Family tension: Accept the other person's agency. You cannot always tell if a boundary is wisdom or self-protection, or if listening is generous or conflict-avoidant. Change your posture where you can (listening, clear boundaries). Ask for wisdom on timing and words. Sometimes you act in faith and evaluate later.

Work stress: Accept constraints (deadlines, budgets). Change your focus (one deliverable that actually moves the needle). Ask for wisdom on priorities.

Civic life: Accept the limits of any one vote or post. Change what you can: show up locally, volunteer, support a neighbor. Ask for wisdom on sustainable engagement.

A 3-minute daily check

  1. Accept: Write one thing you are releasing today.

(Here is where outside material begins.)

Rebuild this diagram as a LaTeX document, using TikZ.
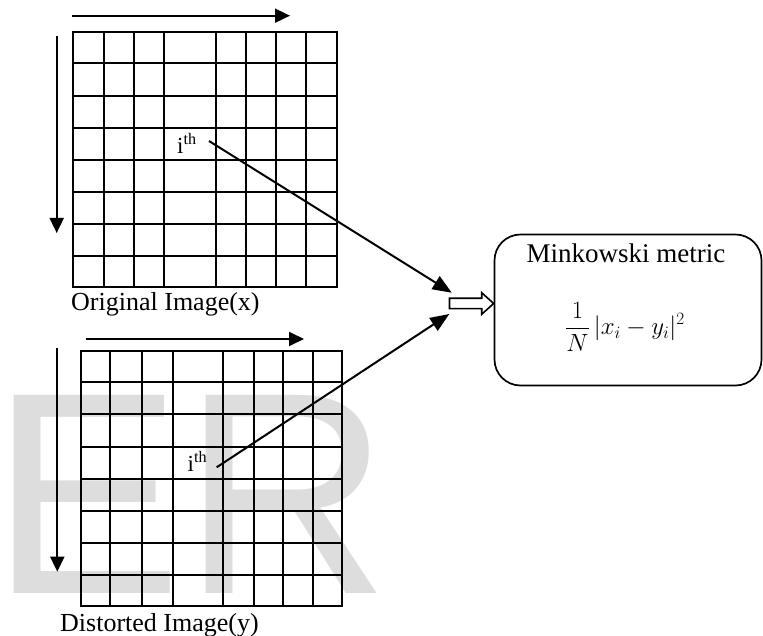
\documentclass[tikz,border=0pt]{standalone}
\usepackage{fontspec}
\setmainfont{Liberation Serif}
\newfontfamily\wmfont{Liberation Sans}
\usetikzlibrary{arrows.meta}
\definecolor{wmgray}{RGB}{221,221,221}
\tikzset{
  gridline/.style={line width=1.8pt, line cap=rect},
  smallarrow/.style={line width=1.8pt, -{Triangle[length=15pt,width=14pt]}},
  bigarrow/.style={line width=2pt, -{Triangle[length=19pt,width=15pt]}},
  caption/.style={inner sep=0pt, anchor=base west, font=\fontsize{26}{30}\selectfont},
  ithlabel/.style={inner sep=0pt, anchor=base west, font=\fontsize{23}{26}\selectfont},
  hollow/.style={line width=1.6pt, draw=black, fill=white},
  metricbox/.style={draw, line width=1.7pt, rounded corners=26pt, minimum width=267pt, minimum height=151pt, inner sep=0pt}
}
\begin{document}
\begin{tikzpicture}[x=1pt,y=-1pt]
\useasboundingbox (0,0) rectangle (763,636);
% watermark
\node[inner sep=0pt, anchor=base west, text=wmgray, font=\wmfont\fontsize{288}{288}\selectfont] (wm) at (-9.5,593) {ER};
% top grid
\foreach \x in {72.7,104,134.3,164,216,246,276,306,336.7}
  \draw[gridline] (\x,31.7) -- (\x,287.3);
\foreach \y in {31.7,63.3,95.7,127.7,160,192,223.7,255.7,287.3}
  \draw[gridline] (72.7,\y) -- (336.7,\y);
% bottom grid
\foreach \x in {81,110,142.3,172.7,223.3,254.3,283.3,313.3,342.3}
  \draw[gridline] (\x,350.7) -- (\x,606.3);
\foreach \y in {350.7,382.3,414.3,446.7,479,511,542.7,574.7,606.3}
  \draw[gridline] (81,\y) -- (342.3,\y);
% scan arrows
\coordinate (h1s) at (71.7,15.7); \coordinate (h1e) at (290,15.7);
\coordinate (v1s) at (56.7,36);   \coordinate (v1e) at (56.7,233);
\coordinate (h2s) at (86,339);    \coordinate (h2e) at (304,339);
\coordinate (v2s) at (57.3,348);  \coordinate (v2e) at (57.3,571.7);
\draw[smallarrow] (h1s) -- (h1e);
\draw[smallarrow] (v1s) -- (v1e);
\draw[smallarrow] (h2s) -- (h2e);
\draw[smallarrow] (v2s) -- (v2e);
% captions
\node[caption] (cap1) at (71,310.7) {Original Image(x)};
\node[caption] (cap2) at (60,631) {Distorted Image(y)};
% ith labels
\node[ithlabel] (ith1) at (177,153.3) {i\textsuperscript{th}};
\node[ithlabel] (ith2) at (187.5,471.7) {i\textsuperscript{th}};
% metric box
\node[metricbox] (mink) at (628,310) {};
\node[inner sep=0pt, anchor=base, font=\fontsize{27}{30}\selectfont] (title) at (626,262.3) {Minkowski metric};
\node[inner sep=0pt, font=\fontsize{23}{27}\selectfont] (formula) at (625,327) {$\displaystyle \frac{1}{N}\,|x_i-y_i|^2$};
% converging arrows
\coordinate (s1) at (209,141);
\coordinate (t1) at (451.7,292.7);
\coordinate (s2) at (216.7,467.3);
\coordinate (t2) at (449.3,314);
\draw[bigarrow] (s1) -- (t1);
\draw[bigarrow] (s2) -- (t2);
% hollow arrow into box
\draw[hollow] (449.5,298.3) -- (481.7,298.3) -- (481.7,292.7) -- (mink.west |- 0,303.5) -- (481.7,314.3) -- (481.7,308.7) -- (449.5,308.7) -- cycle;
\end{tikzpicture}
\end{document}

  2. Act: Write one thing you will do today.

  3. Ask: Pray for wisdom to tell the difference, and to stay faithful in both.

Periodically bring your practice to someone you trust. Ask: Am I avoiding something I should face? Am I fighting a battle that is not mine? Wisdom grows in community. We need others to help us see our blind spots.

Quiet strength

Quiet strength is not loudness turned inward. It is knowing where your agency ends and trust begins. It is the freedom that comes from carrying only your own load, and carrying it all the way.

Acceptance steadies. Courage moves. Wisdom orients. In that order, modern life becomes survivable, and more than that, meaningful.

A ceramic mug, an open notebook, and a silver pen on a wooden table near a window with sunlight.

The Serenity Prayer

“God, grant me the serenity to accept the things I cannot change, courage to change the things I can, and wisdom to know the difference.”

A painted portrait of an older man with a bald head and blue eyes, sitting in a chair with one hand resting on his chin in a thoughtful pose. The background is abstract with dark and teal brushstrokes.

Reinhold Niebuhr (1892 - 1971)

Theologian Reinhold Niebuhr composed this prayer in the early 1940s, amid world war and social upheaval. It was later adopted by Alcoholics Anonymous and became one of the most widely recognized prayers in American life.